Saul, operating at the very heart of evil, needs someone with divine authority to perform this age-old, sacred liturgy of God’s Chosen People. More than that, he wishes to give the dead boy (whom, Saul claims, was born to someone not his wife) a rightful place within the bosom of his family. The efforts to bury him are dangerous and costly. For Saul, it is an act of redemption, colluder as he is with the death of so many of his Jewish compatriots. In pursuing it, he finds that inner voice that reconnects him with humanity.
ASKING a teacher if Jesus had an influence on Martin Luther King surely invites a no-brainer response; the kind you would give to someone wondering if God held any sway over Moses. This, according to the film God’s Not Dead 2 (Cert. PG), is an indictable offence in parts, if not all, of the United States.
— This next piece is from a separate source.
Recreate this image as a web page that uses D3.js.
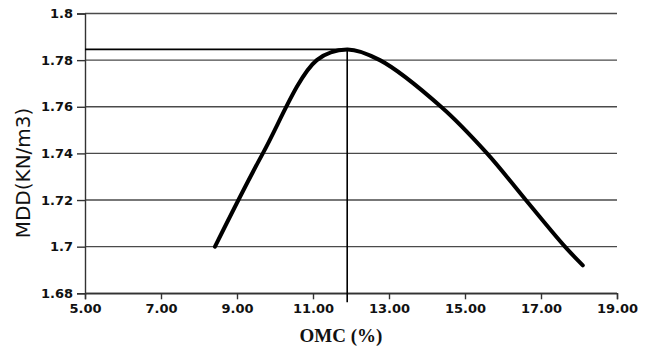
<!DOCTYPE html>
<html>
<head>
<meta charset="utf-8">
<script src="https://cdn.jsdelivr.net/npm/d3@7"></script>
<style>
  html, body { margin: 0; padding: 0; background: #fff; }
  svg { display: block; }
</style>
</head>
<body>
<svg id="chart"></svg>
<script>
// Compaction curve
const omcValues = [8.42, 9.68, 11.1, 11.9, 12.76, 14.37, 15.58, 16.6, 17.63, 18.1];
const mddValues = [1.700, 1.740, 1.780, 1.7846, 1.780, 1.760, 1.740, 1.720, 1.700, 1.692];

// Optimum point marked with guide lines
const optimumOmc = 11.9;
const optimumMdd = 1.7846;

// Axis ticks
const xTicks = [5, 7, 9, 11, 13, 15, 17, 19];
const yTicks = [1.68, 1.7, 1.72, 1.74, 1.76, 1.78, 1.8];
const yTickLabels = ["1.68", "1.7", "1.72", "1.74", "1.76", "1.78", "1.8"];

const width = 652, height = 348;
const svg = d3.select("#chart").attr("width", width).attr("height", height);

const x = d3.scaleLinear().domain([5, 19]).range([85, 617]);
const y = d3.scaleLinear().domain([1.68, 1.8]).range([293.3, 13.5]);

// Horizontal gridlines
svg.append("g")
  .selectAll("line")
  .data(yTicks)
  .join("line")
  .attr("x1", x(5))
  .attr("x2", x(19))
  .attr("y1", d => y(d))
  .attr("y2", d => y(d))
  .attr("stroke", "#4a4a4a")
  .attr("stroke-width", 1.4);

// Y axis
const yAxis = svg.append("g")
  .attr("transform", `translate(${x(5)},0)`)
  .call(d3.axisLeft(y).tickValues(yTicks).tickSize(8).tickPadding(4)
    .tickFormat((d, i) => yTickLabels[i]));

// X axis
const xAxis = svg.append("g")
  .attr("transform", `translate(0,${y(1.68)})`)
  .call(d3.axisBottom(x).tickValues(xTicks).tickSize(6).tickPadding(4)
    .tickFormat(d3.format(".2f")));

[yAxis, xAxis].forEach(ax => {
  ax.select(".domain").attr("stroke", "#333").attr("stroke-width", 1.4);
  ax.selectAll(".tick line").attr("stroke", "#333").attr("stroke-width", 1.4);
  ax.selectAll("text")
    .attr("fill", "#111")
    .style("font-family", "'DejaVu Sans', sans-serif")
    .style("font-weight", "bold")
    .style("font-size", "13px");
});

// Guide lines to the optimum
svg.append("line")
  .attr("x1", x(5))
  .attr("x2", x(optimumOmc))
  .attr("y1", y(optimumMdd))
  .attr("y2", y(optimumMdd))
  .attr("stroke", "#000")
  .attr("stroke-width", 1.6);

svg.append("line")
  .attr("x1", x(optimumOmc))
  .attr("x2", x(optimumOmc))
  .attr("y1", y(optimumMdd))
  .attr("y2", y(1.68) + 9)
  .attr("stroke", "#000")
  .attr("stroke-width", 1.6);

// Compaction curve
const line = d3.line()
  .x((d, i) => x(omcValues[i]))
  .y(d => y(d))
  .curve(d3.curveCatmullRom.alpha(0.5));

svg.append("path")
  .attr("d", line(mddValues))
  .attr("fill", "none")
  .attr("stroke", "#000")
  .attr("stroke-width", 4)
  .attr("stroke-linecap", "round")
  .attr("stroke-linejoin", "round");

// Axis titles
svg.append("text")
  .attr("x", 341)
  .attr("y", 341.5)
  .attr("text-anchor", "middle")
  .style("font-family", "'Liberation Serif', serif")
  .style("font-weight", "bold")
  .style("font-size", "19px")
  .attr("fill", "#111")
  .text("OMC (%)");

svg.append("text")
  .attr("transform", "translate(30,173) rotate(-90)")
  .attr("text-anchor", "middle")
  .style("font-family", "'DejaVu Sans', sans-serif")
  .style("font-size", "20px")
  .attr("fill", "#111")
  .text("MDD(KN/m3)");
</script>
</body>
</html>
It hardly feels credible in the land of the free that Grace (Melissa Joan Hart, after playing a teenage witch) is a Christian facing trial. The film’s producers (which include Pure Films and Believe Entertainment) start with the premise that Christians are under siege from a hostile atheistic culture. This notion requires an outstanding leap of faith by viewers, given how influential conservative Christianity is in American society.
Debates over school prayers may linger on, but this situation is quite different. Unfortunately, the rest of the film suffers from a lasting whiff of Religious Right paranoia. All that Grace does is provide, in a history lesson, some of King’s scriptural justification for the stance he took over civil rights. Tom (Jesse Metcalfe) is a rookie defence lawyer pitted against Ray Wise’s brimstone-and-treacle veteran prosecutor, Kane.
The film, mercifully, is partially redeemed by other factors. Pat Boone is a twinkly, ailing grandfather more committed here to friendly persuasion than the vitriolic conservative he is in real-life, one who describes liberalism as malignant cells. He gets some of the best lines, such as “Atheism doesn’t take away any pain, only hope.” Brooke (Hayley Orrantia), one of Grace’s students, adopts the Christian beliefs of her deceased brother. This new-found faith gives Brooke courage to oppose her parents, who are instrumental in seeking Grace’s prosecution. Amy (Trisha LaFache), in remission from cancer, also finds the Lord.
The film’s lack of subtlety turns the likes of David White as Pastor Dave into a Revd Gary Grinner of a figure. There is more chance of being struck by lightning than getting selected for jury service, he says. Bang on cue, there’s a crash of thunder as he is nominated.
When not in court, a would-be Christian, Yip (Paul Kwo), poses dozens of questions to Dave, but nothing fazes Dave; nor, for that matter, does it Grace. When Brooke asks (off-campus) how she does that, she answers “Jesus.”
Would that it were so simple. Or, rather, why aren’t we given any indications of how these people of faith deal so amicably with life’s awkward issues, ones where there is genuine debate and disagreement among Christians?
The fact is that they are never discussed. If the film is intended as a polemic, it fails. At best, it relies on the dictum that Christianity is caught, not taught. People who yearn for certainty might be attracted by, or envious of, these believers without a whisper of doubt, and whose reward seems to be living in very nice houses.
God’s Not Dead 2 is a sequel, one made on the back of a commercial, if not critical, success. Films like this alongside the Apocalypse series and Left Behind clearly have their following. I fear this one will, too.